[Data items]

<<<<

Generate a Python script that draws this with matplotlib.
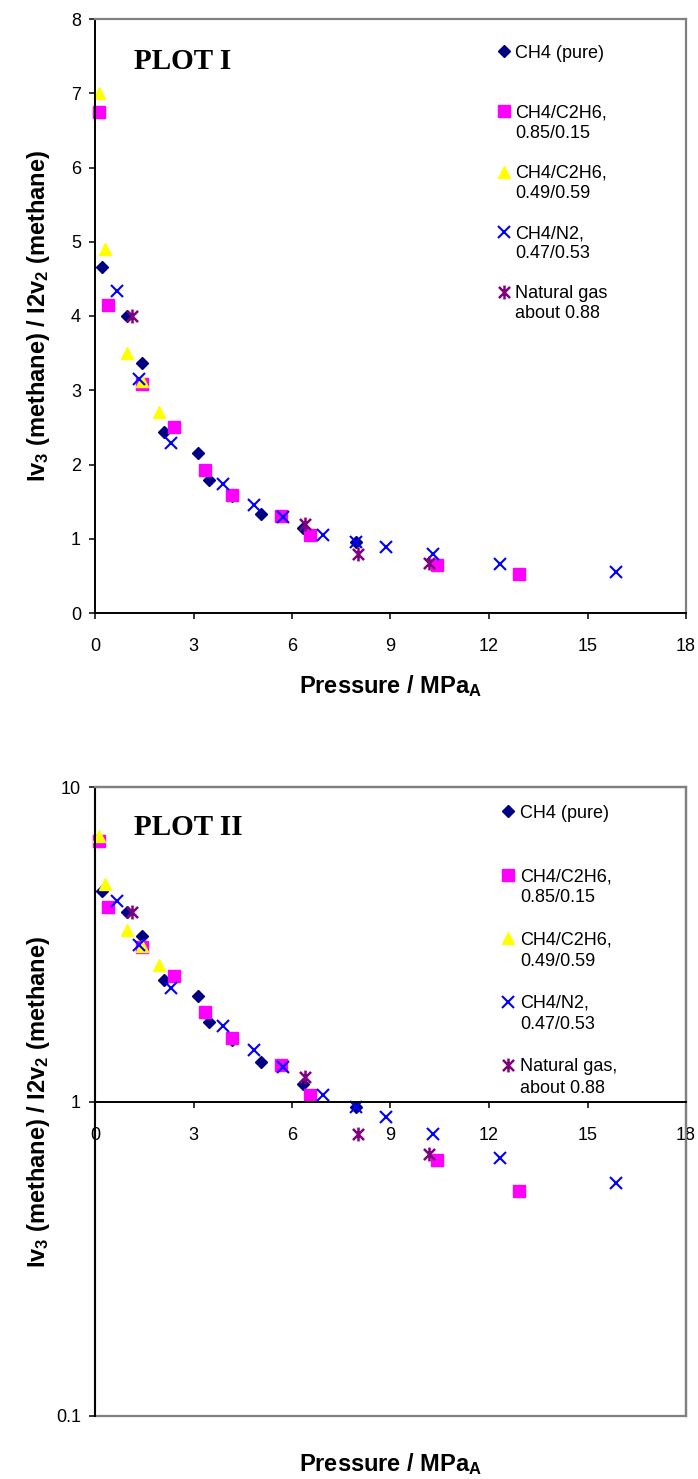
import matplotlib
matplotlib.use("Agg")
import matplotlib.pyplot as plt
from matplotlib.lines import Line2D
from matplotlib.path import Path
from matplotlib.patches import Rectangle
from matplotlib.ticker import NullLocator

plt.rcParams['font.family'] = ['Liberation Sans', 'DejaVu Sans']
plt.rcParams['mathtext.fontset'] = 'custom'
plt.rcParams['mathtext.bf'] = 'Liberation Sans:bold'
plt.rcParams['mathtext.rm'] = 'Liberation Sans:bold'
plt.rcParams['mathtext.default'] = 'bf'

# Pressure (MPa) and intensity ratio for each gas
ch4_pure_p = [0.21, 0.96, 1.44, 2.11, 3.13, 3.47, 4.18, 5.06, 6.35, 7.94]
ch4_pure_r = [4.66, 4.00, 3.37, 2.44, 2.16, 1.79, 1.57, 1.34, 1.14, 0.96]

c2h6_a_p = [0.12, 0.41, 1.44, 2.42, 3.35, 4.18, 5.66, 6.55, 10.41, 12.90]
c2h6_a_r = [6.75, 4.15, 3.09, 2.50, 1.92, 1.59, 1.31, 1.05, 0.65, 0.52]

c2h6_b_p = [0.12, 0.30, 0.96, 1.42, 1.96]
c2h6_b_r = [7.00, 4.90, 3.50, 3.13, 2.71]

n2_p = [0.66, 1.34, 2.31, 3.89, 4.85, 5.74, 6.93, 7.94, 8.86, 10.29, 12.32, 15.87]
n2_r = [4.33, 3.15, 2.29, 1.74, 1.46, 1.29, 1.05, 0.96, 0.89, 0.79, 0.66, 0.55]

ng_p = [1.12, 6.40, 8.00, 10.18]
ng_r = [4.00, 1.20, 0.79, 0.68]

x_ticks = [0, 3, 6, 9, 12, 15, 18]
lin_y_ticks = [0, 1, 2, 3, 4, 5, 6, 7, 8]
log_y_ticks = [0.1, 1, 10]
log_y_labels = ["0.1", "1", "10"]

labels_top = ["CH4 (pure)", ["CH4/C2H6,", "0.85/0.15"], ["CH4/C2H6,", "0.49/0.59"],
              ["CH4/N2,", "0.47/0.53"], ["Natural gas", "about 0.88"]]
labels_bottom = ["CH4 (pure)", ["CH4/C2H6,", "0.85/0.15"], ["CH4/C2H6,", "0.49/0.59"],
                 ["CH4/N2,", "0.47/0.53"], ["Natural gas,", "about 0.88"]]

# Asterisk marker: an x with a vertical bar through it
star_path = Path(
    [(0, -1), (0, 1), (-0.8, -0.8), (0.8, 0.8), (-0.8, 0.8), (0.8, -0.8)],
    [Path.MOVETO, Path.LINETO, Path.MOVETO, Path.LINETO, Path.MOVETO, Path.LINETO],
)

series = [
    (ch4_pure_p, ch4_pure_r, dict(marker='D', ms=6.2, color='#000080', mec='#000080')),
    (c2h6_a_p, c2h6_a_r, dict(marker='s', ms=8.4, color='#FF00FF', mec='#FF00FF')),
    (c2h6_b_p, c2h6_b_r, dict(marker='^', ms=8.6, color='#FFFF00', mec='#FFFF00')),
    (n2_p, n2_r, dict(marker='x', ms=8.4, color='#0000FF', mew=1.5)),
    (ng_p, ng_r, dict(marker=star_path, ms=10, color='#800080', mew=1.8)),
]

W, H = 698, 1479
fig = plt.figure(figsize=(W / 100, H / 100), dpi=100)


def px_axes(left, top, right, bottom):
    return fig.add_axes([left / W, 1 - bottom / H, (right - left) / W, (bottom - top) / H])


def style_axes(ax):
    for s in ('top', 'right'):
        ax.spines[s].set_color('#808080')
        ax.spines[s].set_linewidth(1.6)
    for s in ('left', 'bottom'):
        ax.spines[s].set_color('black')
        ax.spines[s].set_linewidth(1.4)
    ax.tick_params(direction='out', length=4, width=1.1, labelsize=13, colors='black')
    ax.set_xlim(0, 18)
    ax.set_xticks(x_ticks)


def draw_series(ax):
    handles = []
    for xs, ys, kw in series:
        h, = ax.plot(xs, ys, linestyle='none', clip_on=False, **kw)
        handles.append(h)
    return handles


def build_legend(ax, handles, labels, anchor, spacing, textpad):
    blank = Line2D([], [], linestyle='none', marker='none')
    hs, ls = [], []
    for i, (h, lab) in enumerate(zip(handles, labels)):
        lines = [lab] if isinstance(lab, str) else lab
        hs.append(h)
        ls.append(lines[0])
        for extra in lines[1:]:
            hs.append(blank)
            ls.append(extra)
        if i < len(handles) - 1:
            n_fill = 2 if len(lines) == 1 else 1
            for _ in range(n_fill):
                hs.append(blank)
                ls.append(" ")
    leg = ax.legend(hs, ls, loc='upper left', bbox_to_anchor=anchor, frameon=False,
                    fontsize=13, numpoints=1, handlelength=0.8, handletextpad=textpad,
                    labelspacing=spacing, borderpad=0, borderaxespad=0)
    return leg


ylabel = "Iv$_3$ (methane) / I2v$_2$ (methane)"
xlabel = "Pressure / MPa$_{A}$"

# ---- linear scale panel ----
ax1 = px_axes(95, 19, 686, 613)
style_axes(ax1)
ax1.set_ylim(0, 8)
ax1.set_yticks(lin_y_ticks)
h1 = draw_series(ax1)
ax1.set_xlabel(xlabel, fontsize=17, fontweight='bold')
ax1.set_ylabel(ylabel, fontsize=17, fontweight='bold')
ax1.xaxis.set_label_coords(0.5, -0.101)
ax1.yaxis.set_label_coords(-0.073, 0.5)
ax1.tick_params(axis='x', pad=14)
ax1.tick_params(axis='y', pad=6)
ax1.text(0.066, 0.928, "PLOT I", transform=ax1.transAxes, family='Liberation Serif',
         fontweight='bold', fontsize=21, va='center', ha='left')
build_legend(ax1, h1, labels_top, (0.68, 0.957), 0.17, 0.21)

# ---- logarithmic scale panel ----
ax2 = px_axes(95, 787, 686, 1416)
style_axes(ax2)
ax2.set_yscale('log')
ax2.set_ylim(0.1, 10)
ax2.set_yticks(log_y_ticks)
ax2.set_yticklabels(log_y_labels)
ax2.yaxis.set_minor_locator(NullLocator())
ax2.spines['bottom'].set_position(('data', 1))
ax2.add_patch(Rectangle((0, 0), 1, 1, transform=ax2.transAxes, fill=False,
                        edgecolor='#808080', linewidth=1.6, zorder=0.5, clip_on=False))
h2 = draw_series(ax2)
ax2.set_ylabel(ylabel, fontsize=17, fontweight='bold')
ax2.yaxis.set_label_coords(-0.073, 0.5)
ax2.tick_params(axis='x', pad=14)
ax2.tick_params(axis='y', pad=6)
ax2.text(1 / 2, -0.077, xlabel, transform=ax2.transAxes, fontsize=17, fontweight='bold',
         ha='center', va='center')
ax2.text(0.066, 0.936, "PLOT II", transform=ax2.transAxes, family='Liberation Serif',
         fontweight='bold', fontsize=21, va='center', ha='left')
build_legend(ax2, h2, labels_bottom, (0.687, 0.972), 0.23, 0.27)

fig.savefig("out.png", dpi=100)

>>>>
<<<<

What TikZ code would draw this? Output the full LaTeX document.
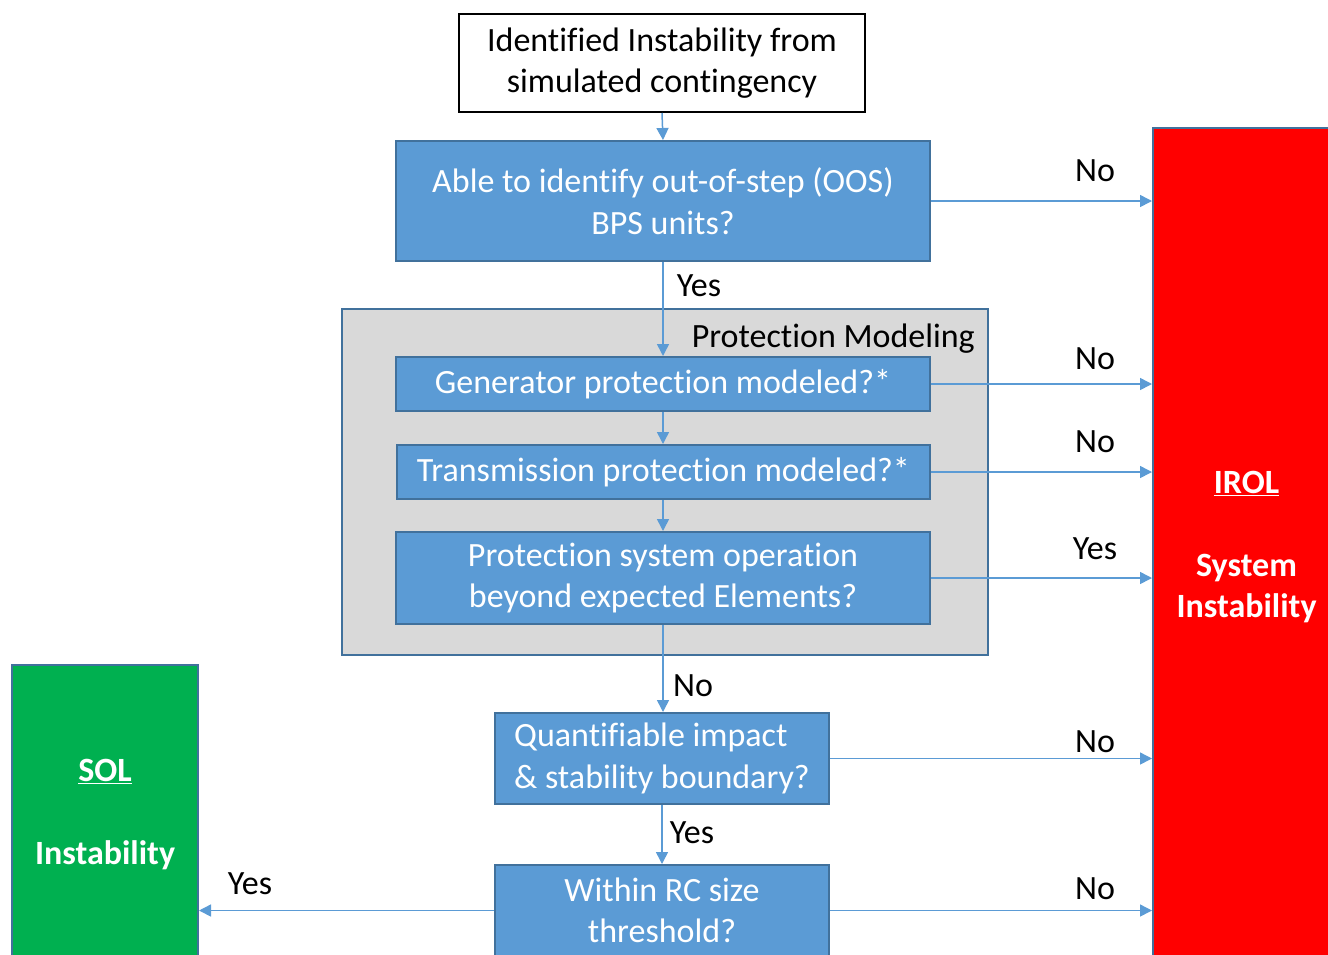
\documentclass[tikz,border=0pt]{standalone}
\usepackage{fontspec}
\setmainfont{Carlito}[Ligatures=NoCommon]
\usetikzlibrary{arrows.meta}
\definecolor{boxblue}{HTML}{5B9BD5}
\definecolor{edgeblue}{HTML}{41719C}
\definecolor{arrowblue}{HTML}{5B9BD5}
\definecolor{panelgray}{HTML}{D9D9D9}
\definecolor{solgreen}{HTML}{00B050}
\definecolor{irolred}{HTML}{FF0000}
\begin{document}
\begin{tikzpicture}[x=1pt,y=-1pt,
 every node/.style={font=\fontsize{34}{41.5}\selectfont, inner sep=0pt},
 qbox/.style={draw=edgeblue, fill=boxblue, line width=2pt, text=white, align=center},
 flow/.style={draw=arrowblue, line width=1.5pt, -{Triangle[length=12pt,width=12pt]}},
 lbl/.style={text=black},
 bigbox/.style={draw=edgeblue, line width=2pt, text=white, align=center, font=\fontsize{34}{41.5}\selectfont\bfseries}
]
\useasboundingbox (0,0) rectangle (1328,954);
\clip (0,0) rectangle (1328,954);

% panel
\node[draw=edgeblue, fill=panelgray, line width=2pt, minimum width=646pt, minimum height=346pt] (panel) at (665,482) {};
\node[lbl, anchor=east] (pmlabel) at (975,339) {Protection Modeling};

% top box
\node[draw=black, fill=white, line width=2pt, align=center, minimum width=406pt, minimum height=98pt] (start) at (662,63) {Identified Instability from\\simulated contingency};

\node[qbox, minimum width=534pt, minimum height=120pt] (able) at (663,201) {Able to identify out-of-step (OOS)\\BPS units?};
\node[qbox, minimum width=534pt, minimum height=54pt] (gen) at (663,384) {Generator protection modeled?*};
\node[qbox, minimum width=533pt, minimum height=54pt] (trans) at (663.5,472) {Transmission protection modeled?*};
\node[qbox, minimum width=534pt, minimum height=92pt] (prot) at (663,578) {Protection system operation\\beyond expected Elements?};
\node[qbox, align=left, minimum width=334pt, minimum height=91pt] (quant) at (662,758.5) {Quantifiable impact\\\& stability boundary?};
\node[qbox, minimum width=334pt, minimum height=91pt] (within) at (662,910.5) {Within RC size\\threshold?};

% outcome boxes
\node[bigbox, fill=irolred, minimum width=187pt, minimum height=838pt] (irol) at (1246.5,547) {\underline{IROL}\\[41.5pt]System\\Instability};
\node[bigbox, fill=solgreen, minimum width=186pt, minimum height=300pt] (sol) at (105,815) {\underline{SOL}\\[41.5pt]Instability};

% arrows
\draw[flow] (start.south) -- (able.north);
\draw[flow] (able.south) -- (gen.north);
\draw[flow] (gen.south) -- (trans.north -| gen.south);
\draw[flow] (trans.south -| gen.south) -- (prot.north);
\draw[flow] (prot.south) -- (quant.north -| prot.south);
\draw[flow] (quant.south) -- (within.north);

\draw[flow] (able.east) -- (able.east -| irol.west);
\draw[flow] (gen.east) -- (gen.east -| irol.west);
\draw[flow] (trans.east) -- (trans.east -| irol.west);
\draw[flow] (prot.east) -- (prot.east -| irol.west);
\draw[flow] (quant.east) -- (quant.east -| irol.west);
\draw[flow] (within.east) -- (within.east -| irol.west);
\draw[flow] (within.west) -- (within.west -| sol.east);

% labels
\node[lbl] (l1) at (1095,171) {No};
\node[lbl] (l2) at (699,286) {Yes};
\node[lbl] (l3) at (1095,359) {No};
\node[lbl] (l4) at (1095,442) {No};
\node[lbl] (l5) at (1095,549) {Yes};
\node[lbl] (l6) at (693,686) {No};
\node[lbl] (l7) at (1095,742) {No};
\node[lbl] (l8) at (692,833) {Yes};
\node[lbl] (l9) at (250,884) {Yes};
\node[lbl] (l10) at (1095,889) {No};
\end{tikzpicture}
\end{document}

>>>>
<<<<

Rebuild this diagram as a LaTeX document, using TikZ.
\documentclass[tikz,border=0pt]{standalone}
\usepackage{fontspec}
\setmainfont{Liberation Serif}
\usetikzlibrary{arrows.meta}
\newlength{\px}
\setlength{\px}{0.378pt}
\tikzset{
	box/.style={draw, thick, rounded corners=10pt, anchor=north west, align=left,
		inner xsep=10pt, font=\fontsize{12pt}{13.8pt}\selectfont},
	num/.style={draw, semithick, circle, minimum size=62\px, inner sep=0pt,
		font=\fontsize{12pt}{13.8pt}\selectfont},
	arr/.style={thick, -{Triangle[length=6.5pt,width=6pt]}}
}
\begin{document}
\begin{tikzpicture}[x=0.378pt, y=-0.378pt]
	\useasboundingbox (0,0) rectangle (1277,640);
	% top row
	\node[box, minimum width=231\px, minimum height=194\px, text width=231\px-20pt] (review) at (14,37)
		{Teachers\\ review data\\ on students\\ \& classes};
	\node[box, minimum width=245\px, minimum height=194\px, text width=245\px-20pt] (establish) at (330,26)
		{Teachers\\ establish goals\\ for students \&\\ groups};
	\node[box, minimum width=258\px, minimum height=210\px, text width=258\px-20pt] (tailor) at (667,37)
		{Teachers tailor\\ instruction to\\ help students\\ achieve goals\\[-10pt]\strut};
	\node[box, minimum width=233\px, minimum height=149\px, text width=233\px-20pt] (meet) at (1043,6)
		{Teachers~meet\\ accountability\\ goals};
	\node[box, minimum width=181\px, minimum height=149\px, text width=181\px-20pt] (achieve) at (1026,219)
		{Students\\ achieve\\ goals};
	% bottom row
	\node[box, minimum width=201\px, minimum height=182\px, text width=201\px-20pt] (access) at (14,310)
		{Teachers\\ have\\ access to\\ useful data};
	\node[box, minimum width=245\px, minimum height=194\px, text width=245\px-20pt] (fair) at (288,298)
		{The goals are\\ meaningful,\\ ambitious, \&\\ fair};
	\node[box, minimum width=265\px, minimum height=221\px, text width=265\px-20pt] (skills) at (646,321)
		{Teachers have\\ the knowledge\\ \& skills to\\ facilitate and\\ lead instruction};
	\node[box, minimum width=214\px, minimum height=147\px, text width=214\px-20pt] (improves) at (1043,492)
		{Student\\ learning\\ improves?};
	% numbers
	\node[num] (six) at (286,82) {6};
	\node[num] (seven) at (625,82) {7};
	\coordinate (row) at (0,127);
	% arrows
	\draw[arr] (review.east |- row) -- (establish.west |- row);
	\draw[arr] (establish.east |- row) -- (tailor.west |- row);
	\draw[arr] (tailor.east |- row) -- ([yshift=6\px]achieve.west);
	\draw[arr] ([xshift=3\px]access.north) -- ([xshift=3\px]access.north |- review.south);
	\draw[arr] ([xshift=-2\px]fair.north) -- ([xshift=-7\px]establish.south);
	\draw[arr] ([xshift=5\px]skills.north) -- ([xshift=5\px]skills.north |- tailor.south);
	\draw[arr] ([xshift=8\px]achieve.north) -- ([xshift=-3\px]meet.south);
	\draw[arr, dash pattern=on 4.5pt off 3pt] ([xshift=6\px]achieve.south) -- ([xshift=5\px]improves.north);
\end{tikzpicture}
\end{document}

>>>>

**Problem to solve**
Nothing but the lines from the one with "Generate a Python" through the one with "from matplotlib.ticker import NullLocator" is to be copied, exactly and ends included. Leave pictures out.

**Written reply**
Generate a Python script that draws this with matplotlib.
import matplotlib
matplotlib.use("Agg")
import matplotlib.pyplot as plt
from matplotlib.lines import Line2D
from matplotlib.path import Path
from matplotlib.patches import Rectangle
from matplotlib.ticker import NullLocator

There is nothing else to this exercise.